Volcker Rule Changes Move Forward After SEC Votes on Overhaul

Regulators appointed by President Donald Trump are a step closer to rolling back the Volcker Rule, a constraint that was key to Washington’s efforts to make banks safer after the 2008 financial crisis.

The Securities and Exchange Commission voted 3-to-2 on Tuesday to seek public comment on the Volcker revamp, the last of five agencies that needed to sign off on the proposal. After reviewing feedback from financial firms, lawmakers and Wall Street critics, regulators will likely hold a second round of votes on whether to make the changes final.

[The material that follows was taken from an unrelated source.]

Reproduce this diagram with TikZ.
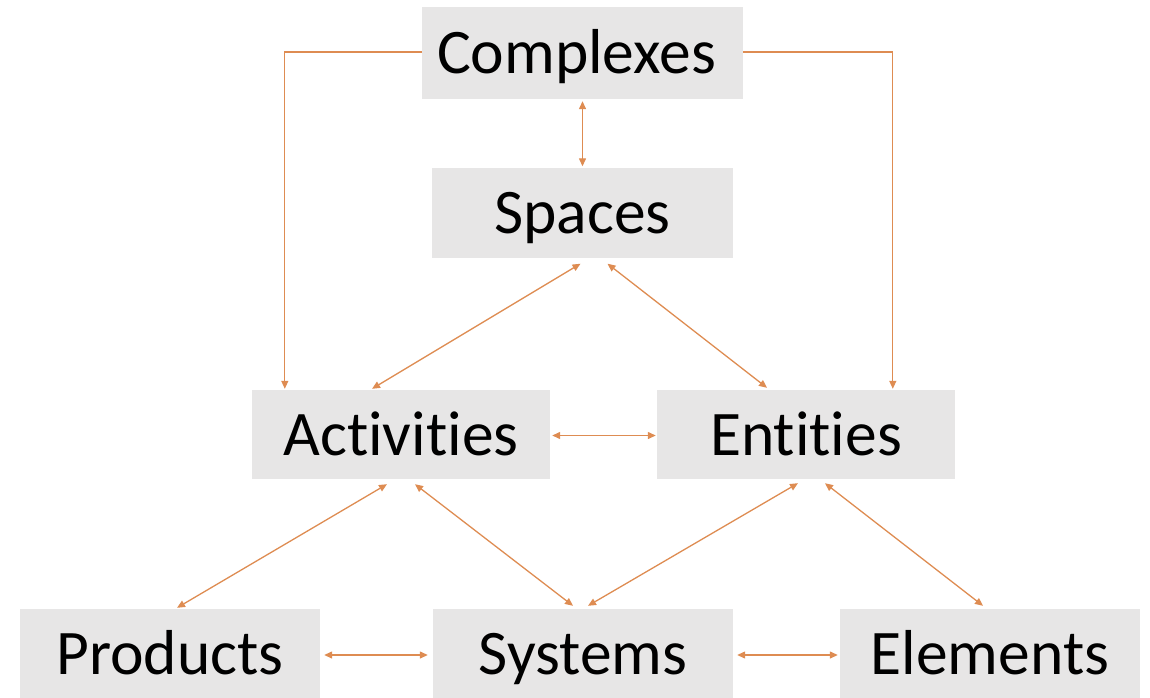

The plan for revising Volcker, which was named for former Federal Reserve Chairman Paul Volcker, is a significant win for banks that have long argued the original rule was overly complex and costly to comply with. The Federal Reserve became the first agency to move the proposal forward last week, followed by the Federal Deposit Insurance Corp., the Office of the Comptroller of the Currency, the Commodity Futures Trading Commission and now the SEC.

The proposal maintains Volcker’s ban on proprietary trading, in which banks invest for their own profits rather than on behalf of customers. But it would remove an important assumption that positions held by lenders for fewer than 60 days are proprietary and make it easier for banks to determine whether trades are prohibited. Regulators also want to give firms more leeway to take advantage of exemptions in Volcker that permit trades that hedge market risk and are done for market-making purposes.

“The proposal seeks to simplify and tailor the 2013 final rule,” SEC Chairman Jay Clayton said at a public meeting in Washington. “I strongly encourage all interested parties to comment on the many questions proposed in the release and I look forward to commentator input about implementing the Volcker Rule in a more effective way.”

Clayton and Republican SEC Commissioners Michael Piwowar and Hester Peirce voted to advance the proposal. Kara Stein and Robert Jackson Jr., both Democratic commissioners, opposed it. Like other financial regulators, the SEC will accept public comment for 60 days.